A militância identitária travestida de jornalismo foi o que condenou Drauzio e a Globo pela matéria que santifica uma transexual assassina e estupradora de uma criança. No afã de defender causas de grupos historicamente discriminados, se esquecem de julgar indivíduos e a realidade. O jornalismo militante transforma a investigação da realidade em defesa de tese. Para justificar uma causa, seja a favor de grupos ou contra grupos, grandes mídias como a Globo adaptam a realidade, por vezes destruindo reputações e enaltecendo monstros. Se um jornalista vai atrás da cobertura de um ideal a ser construído para além da investigação profunda dos fatos, ele já deixa de ser jornalista. Vira um ator político, ideólogo. Drauzio Varella estava ali como jornalista. Não quis saber da história da trans presa. Nisto enalteceu um monstro e provocou a mágoa, a dor da família que teve seu filho estuprado, torturado e assassinado, vendo o assassino de seu filho ser alçado à mártir nacional.

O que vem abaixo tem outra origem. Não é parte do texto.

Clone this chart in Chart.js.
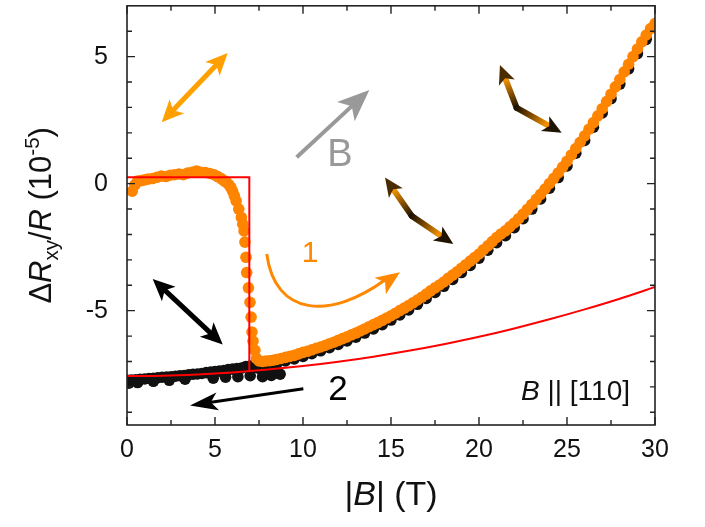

A Globo e outras grandes mídias do país se prestam sistematicamente a defender causas identitárias. A favor e contra pessoas, muitas vezes impondo atos condenáveis — como o racismo, a homofobia, o machismo, o abuso, etc, a pessoas — sem prova cabal. Quando se faz justiça coletiva, se esquece da justiça individual. Se esquece que um indivíduo — branco, negro, homem, mulher, trans, etc, pode ser um herói ou um monstro. A que ponto pavoroso da inversão de justiça nossa sociedade chegou em que grupos inteiros, sexos, etnias, são julgados pela coletividade, e não pela ação individual de cada um. Que esta tragédia seja endossada e construída por uma grande mídia, que comunica uma versão distorcida e injusta da realidade em nome de uma causa, só deixa a situação ainda mais sombria.